ASW-SWC class corvette of the Indian Navy

INS Malvan is the second ship of the Mahe class of the Anti-Submarine Warfare Shallow Watercraft operated by the Indian Navy.

== History ==

=== Background ===
On 23 December 2013, the Defence Acquisition Council (DAC) –- the main acquisition panel subordinate to India's Ministry of Defence (MoD), approved the procurement of sixteen anti-submarine warfare (ASW) vessels capable of operating in shallow waters, at a cost of ₹13440 crore, to replace the ageing Abhay-class corvettes of the Indian Navy – which were commissioned between 1989 and 1991. This includes the development of the vessels with about 700 t displacement and an operational radius of 200 nmi from its home port. They would be built by Garden Reach Shipbuilders and Engineers (GRSE).

In June 2014, the MoD issued a tender, worth USD2.25 billion under the 'Buy and Make India' category to private-shipyards – including Larsen & Toubro (L&T), ABG Shipyard, Pipavav Defense and Offshore Engineering, Goa Shipyard (GSL) and Garden Reach Shipbuilders & Engineers (GRSE), for the procurement of the 16 anti-submarine vessels.

In October 2017, Cochin Shipyard (CSL) and Garden Reach Shipbuilders & Engineers (GRSE) emerged as the first and the second-lowest bidder in the tender, respectively. CSL had quoted a value of ₹5400 crore while GRSE had to match the bid value of CSL in order to get the contract.

=== Purchase ===
On 29 April 2019, the MoD and GRSE signed a contract, valued at ₹6311.32 crore, for eight anti-submarine vessels, to be delivered between 2022 and 2026. The contract mandates the first vessel to be delivered within 42 months of the date of signing, with the remaining seven vessels delivered at a rate of two ships per year within 84 months.

On 30 April 2019, the MoD and CSL signed a similar contract for the construction of the remaining eight vessels – within a deadline of 84 months. Under this contract, the first ship was also expected to be delivered within a span of 42 months, with subsequent deliveries of two ships per year.

=== Construction ===
The keel laying ceremony of the Malvan (BY 524) was conducted on 21 February 2023. The first three ships of the class, christened as Mahe, Malvan and Mangrol were launched simultaneously launched on 30 November 2023.

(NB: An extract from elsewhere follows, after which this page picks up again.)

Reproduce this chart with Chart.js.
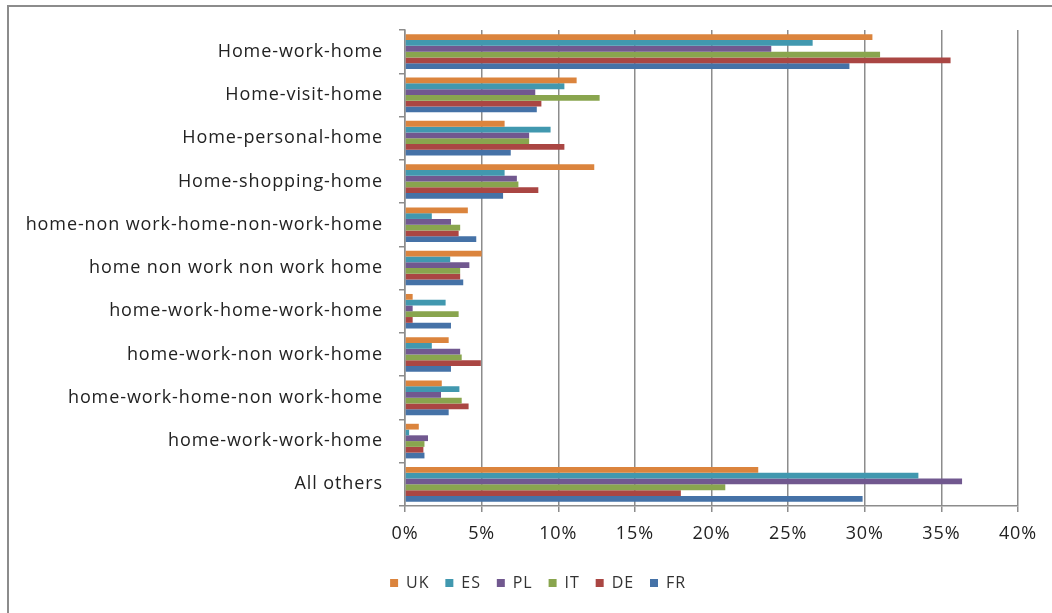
<!DOCTYPE html>
<html>
<head>
<meta charset="utf-8">
<script src="https://cdn.jsdelivr.net/npm/chart.js@4/dist/chart.umd.min.js"></script>
<style>
    body { margin: 0; background: #fff; }
    #wrap { position: relative; width: 1052px; height: 613px; }
    #frame { position: absolute; left: 7px; top: 5px; width: 1060px; height: 620px; border: 2px solid #8c8c8c; box-sizing: border-box; }
    canvas { position: absolute; left: 0; top: 0; }
</style>
</head>
<body>
<div id="wrap">
    <div id="frame"></div>
    <canvas id="chart" width="1052" height="613"></canvas>
</div>
<script>
// Trip chain categories (top to bottom)
const categories = [
    'Home-work-home',
    'Home-visit-home',
    'Home-personal-home',
    'Home-shopping-home',
    'home-non work-home-non-work-home',
    'home non work non work home',
    'home-work-home-work-home',
    'home-work-non work-home',
    'home-work-home-non work-home',
    'home-work-work-home',
    'All others'
];

// Share of trips per country, in %
const ukValues = [30.5, 11.2, 6.5, 12.35, 4.1, 5.0, 0.5, 2.85, 2.4, 0.9, 23.05];
const esValues = [26.6, 10.4, 9.5, 6.5, 1.75, 2.95, 2.65, 1.75, 3.55, 0.27, 33.5];
const plValues = [23.9, 8.5, 8.1, 7.3, 3.0, 4.2, 0.5, 3.6, 2.35, 1.5, 36.35];
const itValues = [31.0, 12.7, 8.1, 7.4, 3.6, 3.6, 3.5, 3.7, 3.7, 1.27, 20.9];
const deValues = [35.6, 8.9, 10.4, 8.7, 3.5, 3.6, 0.5, 4.95, 4.15, 1.2, 18.0];
const frValues = [29.0, 8.6, 6.9, 6.4, 4.65, 3.8, 3.0, 3.0, 2.85, 1.27, 29.86];

const xTicks = [0, 5, 10, 15, 20, 25, 30, 35, 40];

const series = [
    { label: 'UK', data: ukValues, color: '#DB843D' },
    { label: 'ES', data: esValues, color: '#4198AF' },
    { label: 'PL', data: plValues, color: '#71588F' },
    { label: 'IT', data: itValues, color: '#89A54E' },
    { label: 'DE', data: deValues, color: '#AA4643' },
    { label: 'FR', data: frValues, color: '#4572A7' }
];

const fontFamily = '"Open Sans", "Noto Sans", sans-serif';

// the original text is set quite loose, so widen it a bit
const spacing = {
    id: 'spacing',
    beforeUpdate: (chart) => { chart.ctx.letterSpacing = '0.9px'; },
    beforeDraw: (chart) => { chart.ctx.letterSpacing = '0.9px'; }
};

// legend sits a little right of the canvas centre in the original
const legendShift = {
    id: 'legendShift',
    afterLayout: (chart) => {
        chart.legend.left += 29;
        chart.legend.right += 29;
    }
};

new Chart(document.getElementById('chart'), {
    type: 'bar',
    data: {
        labels: categories,
        datasets: series.map((s) => ({
            label: s.label,
            data: s.data,
            backgroundColor: s.color,
            borderWidth: 0,
            categoryPercentage: 0.8,
            barPercentage: 1.0
        }))
    },
    plugins: [spacing, legendShift],
    options: {
        indexAxis: 'y',
        responsive: false,
        animation: false,
        layout: { padding: { top: 30, right: 34, bottom: 12, left: 0 } },
        plugins: {
            tooltip: { enabled: false },
            legend: {
                position: 'bottom',
                labels: {
                    boxWidth: 8,
                    boxHeight: 8,
                    padding: 16,
                    color: '#333',
                    font: { family: fontFamily, size: 16 }
                }
            }
        },
        scales: {
            x: {
                min: 0,
                max: 40,
                afterBuildTicks: (scale) => { scale.ticks = xTicks.map((v) => ({ value: v })); },
                afterFit: (scale) => { scale.height = 53; },
                border: { color: '#8c8c8c', width: 1.5 },
                grid: { color: '#8c8c8c', lineWidth: 1.5, tickLength: 6 },
                ticks: {
                    padding: 11,
                    color: '#222',
                    font: { family: fontFamily, size: 18 },
                    callback: (v) => v + '%'
                }
            },
            y: {
                afterFit: (scale) => { scale.width = 405; },
                border: { color: '#8c8c8c', width: 1.5 },
                grid: { drawOnChartArea: false, color: '#8c8c8c', lineWidth: 1.5, tickLength: 6 },
                ticks: {
                    padding: 16,
                    color: '#222',
                    font: { family: fontFamily, size: 18 }
                }
            }
        }
    }
});
</script>
</body>
</html>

The ship was delivered to the Indian Navy on 31 March 2026. The ship was commissioned on 22 July by the Chief of the Air Staff, Air Chief Marshal Amar Preet Singh, at the Karwar Naval Base.

=== Namesake ===
The ship, Malvan, was named after the former minesweeper that was in service with the Indian Navy between 1983–2003. The minesweepers and these vessels inherit their name from multiple ports in India. The name is derived from a historical coastal town in Maharashtra linked with the legacy of Chhatrapati Shivaji Maharaj.